Jeremy, I'm in the process of writing a Samba4 test that has exactly the same behaviour, just to test my oplock code. May take a little while, but this indeed look like a nice test. BTW, I've run 3 simultaneous tests on a single workstation using the virtual IP address trick. Windows will open several connections. Volker
Marin, please don't reply directoly to the samba-bugs@samba.org address. It is mostly a placeholder these days. It's better to keep all coorespondence in the bug report itself. ------- Mails from Martin------------------ Servus Volker, Thanks for the quick reply (I'm impressed). I up-loaded the MSVC 6.0 project. Perhaps it helps you. In the Release directory you will find the application and one required DLL. I also included a quick description of the usage.
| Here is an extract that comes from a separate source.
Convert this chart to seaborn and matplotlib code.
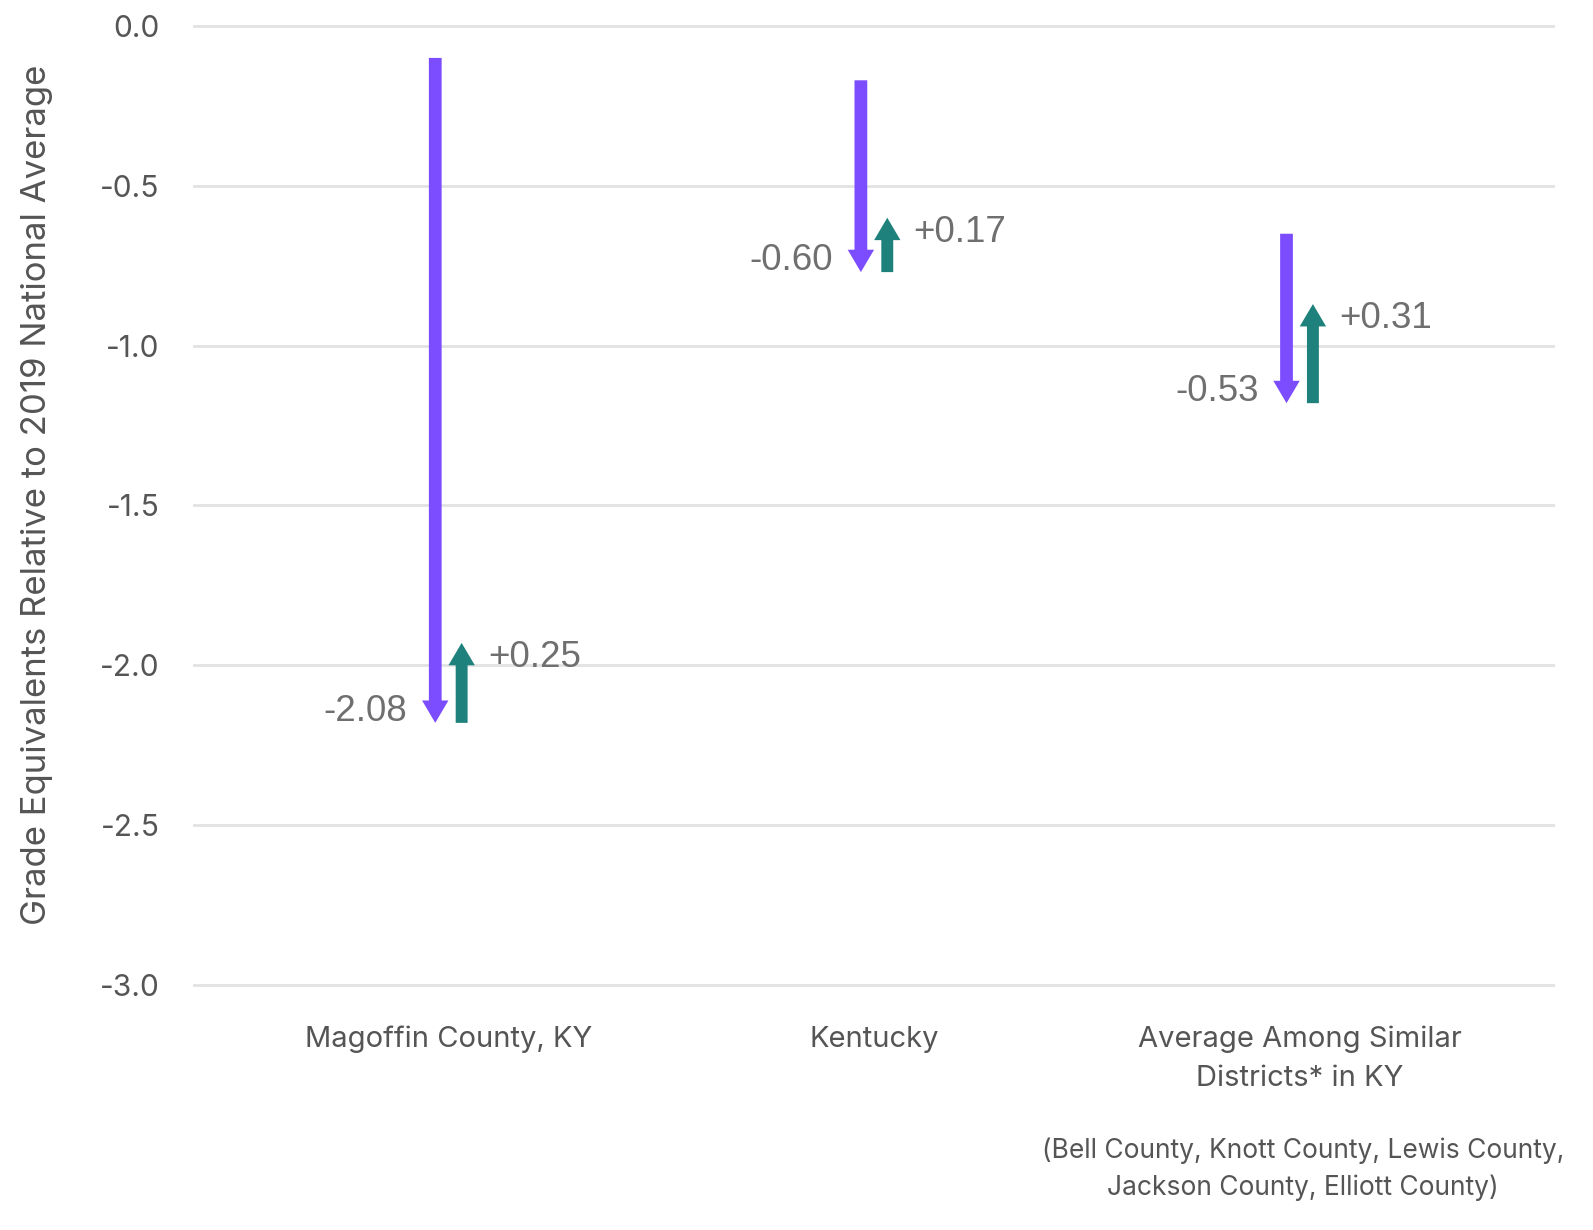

Please note, it was never intended to be used outside, so please do not expect comfort ;-) I'm going to install Samba 3.0.20 on the Linux server. If I can do anything else, let me know. ------------------------------------------------ Hi all, (1) thanks for correcting the version to 3.0.14a, the Bugzilla page did not provide the list box with 3.0.14a. (2) The latest version I tried was indeed 3.0.14a. (3) I can test every version today that comes by rpm archive. Sorry, I don't have time for compiling a source code snapshot or so. What is SVN? Where can I get it? (4) I'm going to test the deferred open bug right now with 3.0.14a. Keep you posted ... Cheers Martin ------------------------------------------------ Jeremy, 3 clients and 1 optimizer should be enough usually. The more clients are running the higher the chance that you can observe the bug. However, I applied defer sharing violations = no to smb.conf and did not see any problems (using Samba 3.0.14a) for the last hour. This is a good sign. It really seems that it's the deferred open bug. I keep the stress test working for another couple of hours ... Regards Martin
Closing this out - pretty sure this was the known bug which is now fixed. Jeremy.
sorry for the same, cleaning up the database to prevent unecessary reopens of bugs.